> [Data for processing]
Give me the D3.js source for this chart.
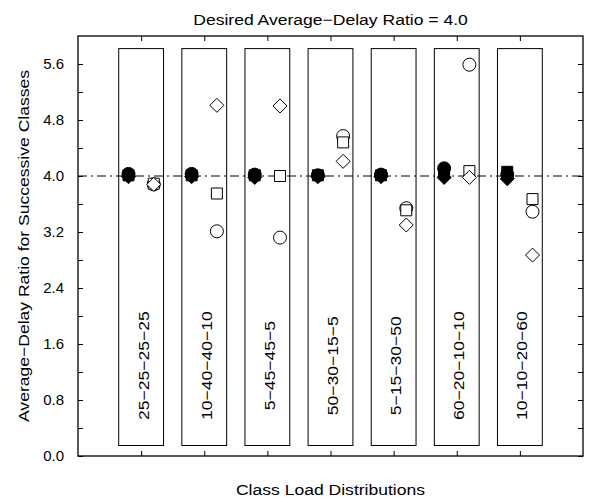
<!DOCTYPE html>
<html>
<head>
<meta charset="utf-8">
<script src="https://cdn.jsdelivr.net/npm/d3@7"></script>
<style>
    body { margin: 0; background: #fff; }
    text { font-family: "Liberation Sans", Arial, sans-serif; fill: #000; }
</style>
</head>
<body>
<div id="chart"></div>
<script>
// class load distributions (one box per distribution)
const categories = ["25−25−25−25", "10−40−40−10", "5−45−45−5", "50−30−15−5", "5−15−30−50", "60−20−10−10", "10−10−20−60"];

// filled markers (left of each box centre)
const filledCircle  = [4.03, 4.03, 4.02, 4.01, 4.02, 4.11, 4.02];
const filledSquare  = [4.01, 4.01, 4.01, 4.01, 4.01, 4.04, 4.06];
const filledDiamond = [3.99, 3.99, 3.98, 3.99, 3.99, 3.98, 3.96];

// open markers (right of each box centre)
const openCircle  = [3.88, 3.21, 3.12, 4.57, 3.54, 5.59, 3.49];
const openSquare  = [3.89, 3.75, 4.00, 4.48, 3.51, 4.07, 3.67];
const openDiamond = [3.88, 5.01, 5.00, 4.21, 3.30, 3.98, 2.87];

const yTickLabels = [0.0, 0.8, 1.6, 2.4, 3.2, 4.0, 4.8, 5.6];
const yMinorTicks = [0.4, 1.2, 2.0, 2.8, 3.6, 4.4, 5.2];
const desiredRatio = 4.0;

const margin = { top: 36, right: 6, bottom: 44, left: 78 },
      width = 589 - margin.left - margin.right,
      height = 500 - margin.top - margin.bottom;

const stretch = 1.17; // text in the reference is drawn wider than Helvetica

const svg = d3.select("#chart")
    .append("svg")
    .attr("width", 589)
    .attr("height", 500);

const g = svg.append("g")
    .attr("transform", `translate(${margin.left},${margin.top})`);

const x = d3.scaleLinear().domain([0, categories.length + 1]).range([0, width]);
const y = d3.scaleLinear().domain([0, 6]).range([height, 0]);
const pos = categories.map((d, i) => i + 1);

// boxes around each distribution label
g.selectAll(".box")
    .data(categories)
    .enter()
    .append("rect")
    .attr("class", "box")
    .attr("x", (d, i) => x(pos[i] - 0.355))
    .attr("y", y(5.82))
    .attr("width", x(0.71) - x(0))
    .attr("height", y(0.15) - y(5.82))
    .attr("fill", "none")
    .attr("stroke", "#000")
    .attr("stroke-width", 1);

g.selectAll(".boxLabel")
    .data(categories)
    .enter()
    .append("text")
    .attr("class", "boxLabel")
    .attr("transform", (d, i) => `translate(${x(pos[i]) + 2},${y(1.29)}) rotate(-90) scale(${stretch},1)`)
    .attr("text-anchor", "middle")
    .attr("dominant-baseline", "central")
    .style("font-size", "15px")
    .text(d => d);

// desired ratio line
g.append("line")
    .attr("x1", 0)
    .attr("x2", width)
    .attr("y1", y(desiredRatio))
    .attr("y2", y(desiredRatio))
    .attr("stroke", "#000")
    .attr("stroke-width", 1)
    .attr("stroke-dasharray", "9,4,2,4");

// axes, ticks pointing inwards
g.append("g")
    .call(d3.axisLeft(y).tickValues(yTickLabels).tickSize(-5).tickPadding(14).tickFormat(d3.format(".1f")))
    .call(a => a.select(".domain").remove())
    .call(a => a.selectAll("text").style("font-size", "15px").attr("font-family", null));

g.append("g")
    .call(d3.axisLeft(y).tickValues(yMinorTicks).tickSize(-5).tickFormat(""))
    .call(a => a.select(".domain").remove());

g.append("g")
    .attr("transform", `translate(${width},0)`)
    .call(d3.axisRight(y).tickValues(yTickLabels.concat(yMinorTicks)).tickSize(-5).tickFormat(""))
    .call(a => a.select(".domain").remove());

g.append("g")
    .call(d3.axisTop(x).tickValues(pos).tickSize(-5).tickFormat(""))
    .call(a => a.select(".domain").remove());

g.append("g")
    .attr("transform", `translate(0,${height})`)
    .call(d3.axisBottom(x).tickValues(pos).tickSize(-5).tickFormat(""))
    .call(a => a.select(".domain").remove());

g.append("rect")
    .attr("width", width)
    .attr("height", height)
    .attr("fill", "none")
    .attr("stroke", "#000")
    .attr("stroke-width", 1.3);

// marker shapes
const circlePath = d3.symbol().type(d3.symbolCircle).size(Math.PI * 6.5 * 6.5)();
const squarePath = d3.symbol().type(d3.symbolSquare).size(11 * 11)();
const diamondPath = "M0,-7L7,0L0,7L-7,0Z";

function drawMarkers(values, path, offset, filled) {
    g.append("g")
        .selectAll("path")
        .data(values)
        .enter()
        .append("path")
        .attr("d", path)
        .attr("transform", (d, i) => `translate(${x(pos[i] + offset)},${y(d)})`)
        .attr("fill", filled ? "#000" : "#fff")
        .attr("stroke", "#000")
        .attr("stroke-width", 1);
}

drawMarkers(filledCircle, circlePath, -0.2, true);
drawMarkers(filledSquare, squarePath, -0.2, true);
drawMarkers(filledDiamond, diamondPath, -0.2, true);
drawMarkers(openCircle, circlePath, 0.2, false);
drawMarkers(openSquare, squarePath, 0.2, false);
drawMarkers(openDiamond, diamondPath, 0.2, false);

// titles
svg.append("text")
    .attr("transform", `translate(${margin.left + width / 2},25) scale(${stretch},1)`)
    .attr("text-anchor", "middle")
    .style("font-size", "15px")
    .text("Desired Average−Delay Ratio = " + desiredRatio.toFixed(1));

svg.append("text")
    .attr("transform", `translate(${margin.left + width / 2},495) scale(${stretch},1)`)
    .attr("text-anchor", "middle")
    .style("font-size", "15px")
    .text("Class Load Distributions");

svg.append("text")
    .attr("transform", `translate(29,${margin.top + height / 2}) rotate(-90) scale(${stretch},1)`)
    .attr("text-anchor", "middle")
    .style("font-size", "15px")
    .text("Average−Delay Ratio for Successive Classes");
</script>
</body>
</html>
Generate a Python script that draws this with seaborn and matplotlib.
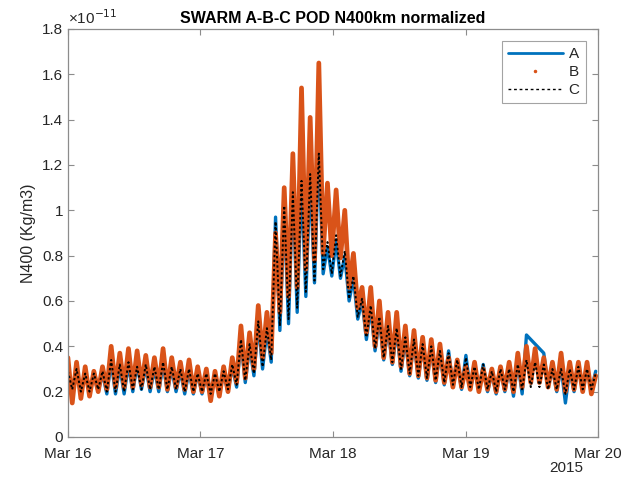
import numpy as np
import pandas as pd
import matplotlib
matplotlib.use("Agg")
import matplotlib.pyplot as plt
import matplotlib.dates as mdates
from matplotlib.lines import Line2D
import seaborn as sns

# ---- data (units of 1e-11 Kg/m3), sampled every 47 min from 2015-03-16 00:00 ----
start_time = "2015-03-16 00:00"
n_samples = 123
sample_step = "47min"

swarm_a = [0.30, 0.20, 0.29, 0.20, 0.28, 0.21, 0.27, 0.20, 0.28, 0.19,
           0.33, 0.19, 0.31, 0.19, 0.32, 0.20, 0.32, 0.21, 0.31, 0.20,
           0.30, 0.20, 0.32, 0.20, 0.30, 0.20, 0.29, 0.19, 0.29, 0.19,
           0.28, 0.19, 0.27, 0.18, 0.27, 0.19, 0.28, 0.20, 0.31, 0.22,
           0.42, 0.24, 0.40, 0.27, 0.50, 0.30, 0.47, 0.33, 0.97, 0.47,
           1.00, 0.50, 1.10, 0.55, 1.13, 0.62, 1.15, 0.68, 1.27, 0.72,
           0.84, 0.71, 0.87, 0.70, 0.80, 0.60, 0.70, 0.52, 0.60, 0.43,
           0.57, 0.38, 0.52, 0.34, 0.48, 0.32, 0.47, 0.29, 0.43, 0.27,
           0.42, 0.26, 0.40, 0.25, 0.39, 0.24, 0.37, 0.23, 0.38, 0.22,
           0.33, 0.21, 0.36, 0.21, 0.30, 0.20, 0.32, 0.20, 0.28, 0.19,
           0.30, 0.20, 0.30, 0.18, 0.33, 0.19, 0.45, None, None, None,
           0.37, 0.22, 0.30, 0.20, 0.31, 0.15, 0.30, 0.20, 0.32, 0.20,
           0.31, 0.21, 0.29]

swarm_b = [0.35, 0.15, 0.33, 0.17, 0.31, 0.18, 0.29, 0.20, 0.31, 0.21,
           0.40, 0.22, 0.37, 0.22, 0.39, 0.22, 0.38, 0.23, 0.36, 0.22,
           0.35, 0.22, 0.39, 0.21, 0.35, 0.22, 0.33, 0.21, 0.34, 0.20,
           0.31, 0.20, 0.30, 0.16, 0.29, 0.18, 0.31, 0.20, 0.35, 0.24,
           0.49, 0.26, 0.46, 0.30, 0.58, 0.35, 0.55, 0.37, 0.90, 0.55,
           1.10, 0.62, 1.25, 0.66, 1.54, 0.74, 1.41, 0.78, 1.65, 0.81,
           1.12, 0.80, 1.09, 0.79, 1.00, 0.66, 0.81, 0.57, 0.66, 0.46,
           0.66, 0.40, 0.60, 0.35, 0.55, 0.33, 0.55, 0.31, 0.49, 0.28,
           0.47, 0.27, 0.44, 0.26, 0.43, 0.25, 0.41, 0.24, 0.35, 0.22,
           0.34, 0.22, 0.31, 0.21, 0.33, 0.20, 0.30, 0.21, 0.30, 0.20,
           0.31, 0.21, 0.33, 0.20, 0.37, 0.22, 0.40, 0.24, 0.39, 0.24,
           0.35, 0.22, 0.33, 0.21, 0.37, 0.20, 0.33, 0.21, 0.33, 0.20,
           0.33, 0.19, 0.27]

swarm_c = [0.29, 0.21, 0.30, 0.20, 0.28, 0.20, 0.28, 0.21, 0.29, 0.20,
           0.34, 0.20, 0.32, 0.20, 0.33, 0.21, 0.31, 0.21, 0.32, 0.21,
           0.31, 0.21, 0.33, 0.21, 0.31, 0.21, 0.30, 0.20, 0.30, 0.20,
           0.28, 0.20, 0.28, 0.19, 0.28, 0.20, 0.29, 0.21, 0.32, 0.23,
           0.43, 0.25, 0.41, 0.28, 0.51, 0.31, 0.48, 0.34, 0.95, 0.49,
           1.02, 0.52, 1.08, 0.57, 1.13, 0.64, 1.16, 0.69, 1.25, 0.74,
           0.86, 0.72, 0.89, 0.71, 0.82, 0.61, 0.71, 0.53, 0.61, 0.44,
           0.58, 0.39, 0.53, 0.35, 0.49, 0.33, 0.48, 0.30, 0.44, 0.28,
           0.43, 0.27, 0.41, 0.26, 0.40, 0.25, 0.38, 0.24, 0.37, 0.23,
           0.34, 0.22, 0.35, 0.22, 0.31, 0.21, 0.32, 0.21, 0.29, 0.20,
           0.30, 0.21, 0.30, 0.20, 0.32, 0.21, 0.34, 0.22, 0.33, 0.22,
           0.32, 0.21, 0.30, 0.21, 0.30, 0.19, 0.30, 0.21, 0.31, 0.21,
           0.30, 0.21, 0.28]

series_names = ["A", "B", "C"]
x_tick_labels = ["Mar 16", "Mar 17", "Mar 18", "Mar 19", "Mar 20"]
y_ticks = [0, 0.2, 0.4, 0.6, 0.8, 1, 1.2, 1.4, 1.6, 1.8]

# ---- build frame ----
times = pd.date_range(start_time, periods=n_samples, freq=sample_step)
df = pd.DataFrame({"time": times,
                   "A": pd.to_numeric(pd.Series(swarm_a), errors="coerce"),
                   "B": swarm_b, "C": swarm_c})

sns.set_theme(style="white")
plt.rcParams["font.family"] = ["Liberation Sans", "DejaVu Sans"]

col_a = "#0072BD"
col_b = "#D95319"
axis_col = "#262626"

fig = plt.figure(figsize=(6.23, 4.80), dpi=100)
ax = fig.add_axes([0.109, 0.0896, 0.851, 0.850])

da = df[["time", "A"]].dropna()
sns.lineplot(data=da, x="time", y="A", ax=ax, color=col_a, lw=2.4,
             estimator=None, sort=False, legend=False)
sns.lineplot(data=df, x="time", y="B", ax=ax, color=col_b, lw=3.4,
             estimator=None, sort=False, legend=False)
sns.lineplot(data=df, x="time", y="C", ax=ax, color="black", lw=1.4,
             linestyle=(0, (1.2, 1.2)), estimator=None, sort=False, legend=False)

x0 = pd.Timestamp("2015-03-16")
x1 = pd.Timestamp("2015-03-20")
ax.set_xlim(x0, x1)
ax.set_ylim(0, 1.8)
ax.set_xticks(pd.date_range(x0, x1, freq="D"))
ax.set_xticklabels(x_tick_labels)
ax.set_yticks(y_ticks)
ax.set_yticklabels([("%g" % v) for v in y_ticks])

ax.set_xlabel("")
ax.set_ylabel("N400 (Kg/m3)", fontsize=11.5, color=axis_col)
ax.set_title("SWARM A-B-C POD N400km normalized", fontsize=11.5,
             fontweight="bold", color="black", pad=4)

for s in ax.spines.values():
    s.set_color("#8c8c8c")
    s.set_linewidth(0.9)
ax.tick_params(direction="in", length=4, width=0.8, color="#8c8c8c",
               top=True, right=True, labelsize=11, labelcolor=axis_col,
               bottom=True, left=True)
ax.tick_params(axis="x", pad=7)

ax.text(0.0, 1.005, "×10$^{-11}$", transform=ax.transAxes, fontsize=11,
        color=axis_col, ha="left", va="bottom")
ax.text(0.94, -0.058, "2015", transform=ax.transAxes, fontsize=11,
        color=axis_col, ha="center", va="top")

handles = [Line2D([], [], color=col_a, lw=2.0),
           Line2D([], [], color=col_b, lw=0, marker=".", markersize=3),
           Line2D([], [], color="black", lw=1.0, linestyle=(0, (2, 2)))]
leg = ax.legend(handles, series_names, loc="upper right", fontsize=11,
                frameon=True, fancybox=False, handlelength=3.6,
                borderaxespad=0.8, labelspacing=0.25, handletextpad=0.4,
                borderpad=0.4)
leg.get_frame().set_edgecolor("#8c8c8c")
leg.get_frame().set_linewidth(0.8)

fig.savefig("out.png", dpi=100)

--

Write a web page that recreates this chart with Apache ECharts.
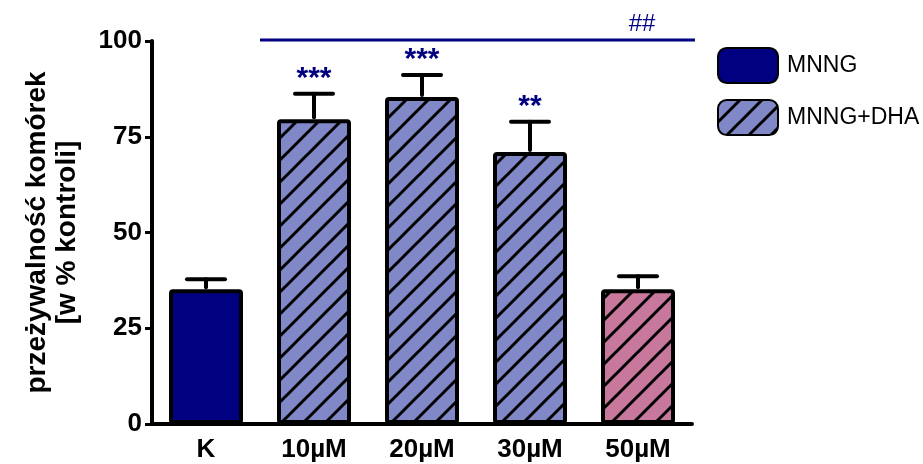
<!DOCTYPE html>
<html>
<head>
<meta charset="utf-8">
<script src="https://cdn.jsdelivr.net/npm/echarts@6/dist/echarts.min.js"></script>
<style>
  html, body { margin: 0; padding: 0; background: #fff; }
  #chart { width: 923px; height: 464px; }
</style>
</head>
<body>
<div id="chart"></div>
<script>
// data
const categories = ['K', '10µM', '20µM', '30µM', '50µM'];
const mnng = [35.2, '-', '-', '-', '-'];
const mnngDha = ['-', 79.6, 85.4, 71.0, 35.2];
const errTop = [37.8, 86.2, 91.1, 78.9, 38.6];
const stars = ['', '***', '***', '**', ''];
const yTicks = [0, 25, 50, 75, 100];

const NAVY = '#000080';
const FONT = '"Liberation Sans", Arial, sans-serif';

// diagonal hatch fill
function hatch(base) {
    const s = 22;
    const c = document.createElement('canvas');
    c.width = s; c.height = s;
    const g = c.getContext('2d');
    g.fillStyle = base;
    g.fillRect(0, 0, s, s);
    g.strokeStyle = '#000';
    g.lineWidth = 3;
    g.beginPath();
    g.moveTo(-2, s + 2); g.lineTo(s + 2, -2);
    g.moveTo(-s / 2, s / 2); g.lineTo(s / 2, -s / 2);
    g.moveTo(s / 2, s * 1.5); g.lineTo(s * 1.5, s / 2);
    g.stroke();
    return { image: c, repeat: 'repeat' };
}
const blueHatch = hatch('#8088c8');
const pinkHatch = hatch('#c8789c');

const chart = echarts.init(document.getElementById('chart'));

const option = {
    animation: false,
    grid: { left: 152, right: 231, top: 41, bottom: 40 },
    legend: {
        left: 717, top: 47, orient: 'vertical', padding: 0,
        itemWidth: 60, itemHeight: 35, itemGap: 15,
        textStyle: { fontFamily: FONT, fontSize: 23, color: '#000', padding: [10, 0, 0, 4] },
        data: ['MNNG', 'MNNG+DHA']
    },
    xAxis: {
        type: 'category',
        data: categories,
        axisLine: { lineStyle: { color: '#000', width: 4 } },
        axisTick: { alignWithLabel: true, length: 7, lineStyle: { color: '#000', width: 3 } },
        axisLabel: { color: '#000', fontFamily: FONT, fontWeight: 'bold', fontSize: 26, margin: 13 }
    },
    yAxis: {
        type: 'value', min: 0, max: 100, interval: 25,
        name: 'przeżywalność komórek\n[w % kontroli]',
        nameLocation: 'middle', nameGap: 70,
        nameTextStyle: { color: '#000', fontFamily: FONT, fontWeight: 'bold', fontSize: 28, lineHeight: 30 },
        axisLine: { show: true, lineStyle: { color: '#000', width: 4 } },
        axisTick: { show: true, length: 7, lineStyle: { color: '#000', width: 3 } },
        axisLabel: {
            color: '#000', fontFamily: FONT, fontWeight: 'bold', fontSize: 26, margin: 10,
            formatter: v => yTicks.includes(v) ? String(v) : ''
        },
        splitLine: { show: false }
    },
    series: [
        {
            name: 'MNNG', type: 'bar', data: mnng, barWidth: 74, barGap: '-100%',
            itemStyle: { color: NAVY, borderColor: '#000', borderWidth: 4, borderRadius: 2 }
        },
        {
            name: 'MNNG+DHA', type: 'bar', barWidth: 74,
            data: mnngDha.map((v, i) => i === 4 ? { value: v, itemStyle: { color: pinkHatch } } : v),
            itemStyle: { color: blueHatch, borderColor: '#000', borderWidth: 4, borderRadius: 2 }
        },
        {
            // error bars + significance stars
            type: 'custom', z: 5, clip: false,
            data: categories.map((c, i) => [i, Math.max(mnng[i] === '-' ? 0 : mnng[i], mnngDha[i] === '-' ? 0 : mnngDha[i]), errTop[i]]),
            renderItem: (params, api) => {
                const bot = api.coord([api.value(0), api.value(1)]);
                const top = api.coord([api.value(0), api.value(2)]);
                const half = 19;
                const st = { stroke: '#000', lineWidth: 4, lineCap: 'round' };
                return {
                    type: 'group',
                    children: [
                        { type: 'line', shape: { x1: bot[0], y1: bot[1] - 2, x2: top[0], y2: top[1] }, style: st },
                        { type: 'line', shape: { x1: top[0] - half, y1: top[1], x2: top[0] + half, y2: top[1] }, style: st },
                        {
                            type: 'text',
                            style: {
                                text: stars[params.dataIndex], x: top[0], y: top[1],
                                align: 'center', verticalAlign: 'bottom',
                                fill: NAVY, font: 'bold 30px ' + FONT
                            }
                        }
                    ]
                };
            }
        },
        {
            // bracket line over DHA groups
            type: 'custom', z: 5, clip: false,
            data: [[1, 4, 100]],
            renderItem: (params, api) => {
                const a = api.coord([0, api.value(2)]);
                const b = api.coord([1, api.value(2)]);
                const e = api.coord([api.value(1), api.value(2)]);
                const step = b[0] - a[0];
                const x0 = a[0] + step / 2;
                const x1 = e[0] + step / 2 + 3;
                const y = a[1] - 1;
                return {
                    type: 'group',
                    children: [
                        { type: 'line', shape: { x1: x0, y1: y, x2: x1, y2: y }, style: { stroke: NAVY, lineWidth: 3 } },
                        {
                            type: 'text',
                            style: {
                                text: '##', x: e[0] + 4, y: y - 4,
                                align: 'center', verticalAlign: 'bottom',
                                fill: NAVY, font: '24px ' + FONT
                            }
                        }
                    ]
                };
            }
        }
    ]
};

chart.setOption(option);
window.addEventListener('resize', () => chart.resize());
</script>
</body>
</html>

> [What to work on] Leave out the pictures, and copy only the lines from the one holding "Generate a Python" through the one holding "0.33, 0.19, 0.27]", exactly as written.

> [Response to this exercise]
Generate a Python script that draws this with seaborn and matplotlib.
import numpy as np
import pandas as pd
import matplotlib
matplotlib.use("Agg")
import matplotlib.pyplot as plt
import matplotlib.dates as mdates
from matplotlib.lines import Line2D
import seaborn as sns

# ---- data (units of 1e-11 Kg/m3), sampled every 47 min from 2015-03-16 00:00 ----
start_time = "2015-03-16 00:00"
n_samples = 123
sample_step = "47min"

swarm_a = [0.30, 0.20, 0.29, 0.20, 0.28, 0.21, 0.27, 0.20, 0.28, 0.19,
           0.33, 0.19, 0.31, 0.19, 0.32, 0.20, 0.32, 0.21, 0.31, 0.20,
           0.30, 0.20, 0.32, 0.20, 0.30, 0.20, 0.29, 0.19, 0.29, 0.19,
           0.28, 0.19, 0.27, 0.18, 0.27, 0.19, 0.28, 0.20, 0.31, 0.22,
           0.42, 0.24, 0.40, 0.27, 0.50, 0.30, 0.47, 0.33, 0.97, 0.47,
           1.00, 0.50, 1.10, 0.55, 1.13, 0.62, 1.15, 0.68, 1.27, 0.72,
           0.84, 0.71, 0.87, 0.70, 0.80, 0.60, 0.70, 0.52, 0.60, 0.43,
           0.57, 0.38, 0.52, 0.34, 0.48, 0.32, 0.47, 0.29, 0.43, 0.27,
           0.42, 0.26, 0.40, 0.25, 0.39, 0.24, 0.37, 0.23, 0.38, 0.22,
           0.33, 0.21, 0.36, 0.21, 0.30, 0.20, 0.32, 0.20, 0.28, 0.19,
           0.30, 0.20, 0.30, 0.18, 0.33, 0.19, 0.45, None, None, None,
           0.37, 0.22, 0.30, 0.20, 0.31, 0.15, 0.30, 0.20, 0.32, 0.20,
           0.31, 0.21, 0.29]

swarm_b = [0.35, 0.15, 0.33, 0.17, 0.31, 0.18, 0.29, 0.20, 0.31, 0.21,
           0.40, 0.22, 0.37, 0.22, 0.39, 0.22, 0.38, 0.23, 0.36, 0.22,
           0.35, 0.22, 0.39, 0.21, 0.35, 0.22, 0.33, 0.21, 0.34, 0.20,
           0.31, 0.20, 0.30, 0.16, 0.29, 0.18, 0.31, 0.20, 0.35, 0.24,
           0.49, 0.26, 0.46, 0.30, 0.58, 0.35, 0.55, 0.37, 0.90, 0.55,
           1.10, 0.62, 1.25, 0.66, 1.54, 0.74, 1.41, 0.78, 1.65, 0.81,
           1.12, 0.80, 1.09, 0.79, 1.00, 0.66, 0.81, 0.57, 0.66, 0.46,
           0.66, 0.40, 0.60, 0.35, 0.55, 0.33, 0.55, 0.31, 0.49, 0.28,
           0.47, 0.27, 0.44, 0.26, 0.43, 0.25, 0.41, 0.24, 0.35, 0.22,
           0.34, 0.22, 0.31, 0.21, 0.33, 0.20, 0.30, 0.21, 0.30, 0.20,
           0.31, 0.21, 0.33, 0.20, 0.37, 0.22, 0.40, 0.24, 0.39, 0.24,
           0.35, 0.22, 0.33, 0.21, 0.37, 0.20, 0.33, 0.21, 0.33, 0.20,
           0.33, 0.19, 0.27]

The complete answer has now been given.